Numismatic Information is Worth How Much?!

November 19, 2015

Serious coin collectors still exist. Very serious ones.

In a recent case before the Ninth Circuit Court of Appeals, an individual expert coin collector had offered to sell his knowledge regarding a “Brasher Doubloon” to a rare coin wholesale company for $500,000. A Brasher Doubloon is a $15 dollar coin minted by goldsmith Ephraim Brasher in late eighteenth-century New York. These rare coins are extremely valuable today. (The case is Swoger v. Rare Coin Wholesalers, 803 F.3d 1045 (Ninth Cir. 2015).

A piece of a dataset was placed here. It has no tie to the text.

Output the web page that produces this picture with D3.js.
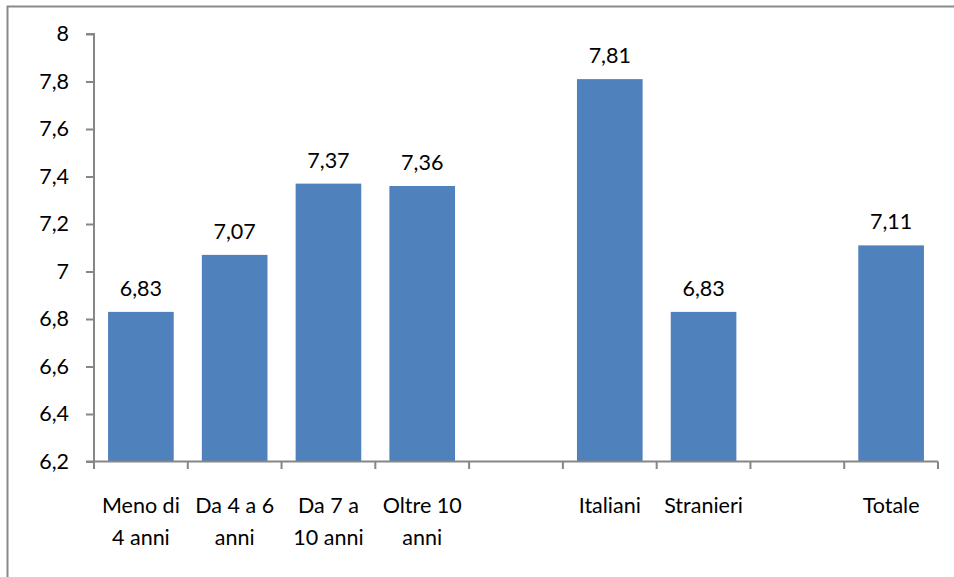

The parties met at a trade show to further discuss the coin collector’s theory that the coin in question was “the first United States coin issued for circulation … under authority of an Act of Congress.” The Act in question was “An Act Regulating Foreign Coins, and For Other Purposes,” chapter 5, 1 Stat. 300 (1793). The Act provided that certain “foreign gold and silver coins shall pass current as money within the United States, and be a legal tender for the payment of all debts and demands.” The Act also specified which countries’ coins qualified, how much the coins were required to weigh, etc.

The coin collector believed the coin to qualify under this provision because Spanish and Spanish colonial coins qualified at 27.4 Image1
grains per dollar. By analogy, the expert thought, that would require a Brasher Doubloon to weigh 411 grains. The coin collector reasoned that because the coin in question weighed 410.5 grains (oh, so close), it must have been minted pursuant to the Act. The wholesale coin company, however, refused to pay the collector for his information, not believing it proved that the coin really was minted “pursuant to the Act.” The expert brought suit, alleging fraud, breach of contract, and asserting damages under a theory of quantum meruit, among other things.

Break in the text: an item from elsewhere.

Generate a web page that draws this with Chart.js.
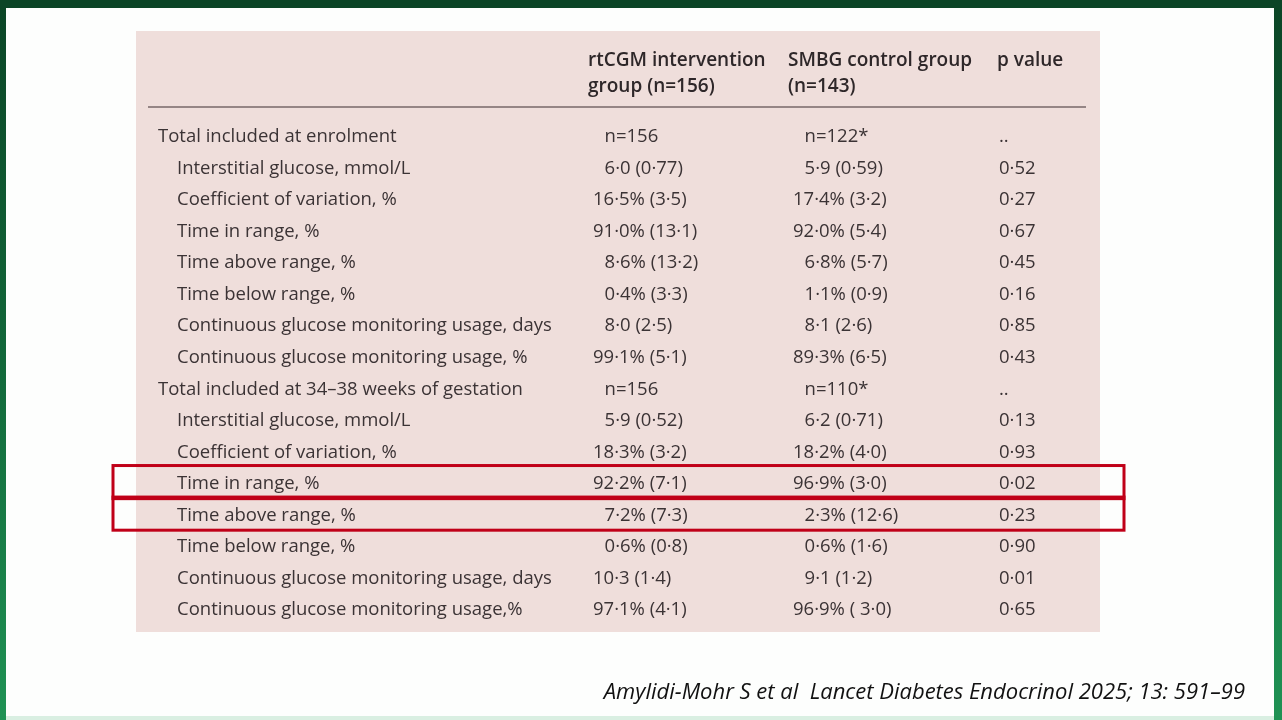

The appellate court found that the collector could not recover because he did not provide the information required under the contract. The Act, said the court, pertains to foreign coins only, not American ones.

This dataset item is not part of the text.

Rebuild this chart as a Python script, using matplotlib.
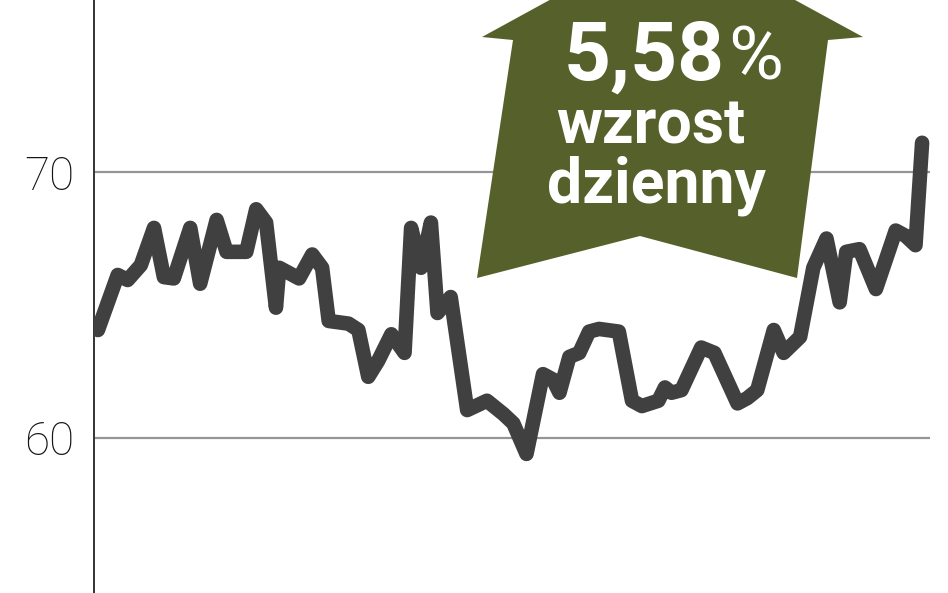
import matplotlib
matplotlib.use("Agg")
import matplotlib.pyplot as plt
from matplotlib.patches import Polygon

# session number (trading day) and closing price
days = [0, 6, 9, 13, 17, 20, 23, 28, 31, 36, 39, 45, 48, 51, 54, 55, 61, 65, 68, 70,
        76, 79, 82, 85, 89, 93, 95, 98, 101, 103, 107, 112, 118, 123, 126, 130, 135, 138, 140, 143,
        146, 149, 152, 158, 162, 165, 170, 172, 174, 177, 183, 187, 194, 197, 200, 205, 208, 213, 217, 221,
        225, 227, 231, 236, 242, 245, 248, 250]
prices = [64.06, 66.13, 65.94, 66.5, 67.9, 66.05, 66.0, 67.9, 65.8, 68.2, 67.0, 67.0, 68.6, 68.1, 64.9, 66.4, 66.0, 66.9, 66.4, 64.4,
          64.3, 64.06, 62.3, 62.9, 63.9, 63.2, 67.9, 66.4, 68.1, 64.7, 65.3, 61.05, 61.4, 60.9, 60.55, 59.4, 62.4, 62.2, 61.7, 63.05,
          63.2, 64.0, 64.1, 64.0, 61.4, 61.2, 61.4, 61.9, 61.7, 61.8, 63.4, 63.2, 61.3, 61.5, 61.8, 64.06, 63.2, 63.8, 66.4, 67.5,
          65.1, 67.0, 67.1, 65.6, 67.8, 67.6, 67.25, 71.1]
yticks = [60, 70]
headline = "5,58"
caption = ["wzrost", "dzienny"]

W, H = 948, 593
fig = plt.figure(figsize=(W / 100, H / 100), dpi=100)
fig.patch.set_facecolor("white")

ax = fig.add_axes([94 / W, 0, (930 - 94) / W, 1])
ax.set_xlim(-1.2, 252.4)
ax.set_ylim(54.17, 76.47)

for v in yticks:
    ax.axhline(v, color="#959595", lw=1.6, zorder=1)

ax.plot(days, prices, color="#404040", lw=10.5, solid_capstyle="round",
        solid_joinstyle="round", zorder=3)

for s in ["top", "right", "bottom"]:
    ax.spines[s].set_visible(False)
ax.spines["left"].set_color("#333333")
ax.spines["left"].set_linewidth(1.4)
ax.set_xticks([])
ax.set_yticks(yticks)
ax.set_yticklabels([str(v) for v in yticks], fontsize=33, color="#151515",
                   family=["Roboto", "DejaVu Sans"], fontweight="light")
ax.tick_params(axis="y", length=0, pad=14)

# olive arrow in pixel coordinates of the figure
def px(x, y):
    return (x / W, 1 - y / H)

arrow = [px(482, 37), px(672, -67), px(863, 37), px(828, 40), px(797, 278),
         px(640, 236), px(477, 278), px(513, 40)]
fig.patches.append(Polygon(arrow, closed=True, transform=fig.transFigure,
                           facecolor="#56602a", edgecolor="none", zorder=5))

fam = ["Roboto", "DejaVu Sans"]
fig.text(*px(725, 80), headline, color="white", fontsize=59, fontweight="bold",
         family=fam, ha="right", va="baseline", zorder=6)
fig.text(*px(728, 79), "%", color="white", fontsize=54, family=fam,
         ha="left", va="baseline", zorder=6)
fig.text(*px(651, 143), caption[0], color="white", fontsize=45, fontweight="bold",
         family=fam, ha="center", va="baseline", zorder=6)
fig.text(*px(656, 202), caption[1], color="white", fontsize=45, fontweight="bold",
         family=fam, ha="center", va="baseline", zorder=6)

fig.savefig("out.png", dpi=100, facecolor="white")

Appellant also asserted a new theory on appeal: that because the coin was struck to “conform” to the weight in the Act for Spanish coins, it was used in commerce; in other words, “passed current as money” under the Act. That argument got swift treatment as well: the collector had promised information showing that the coin was, under a Congressional Act, legal tender, not that it was merely used as such by members of society.

As always, exact statutory reading is key, even in today’s contractual disputes.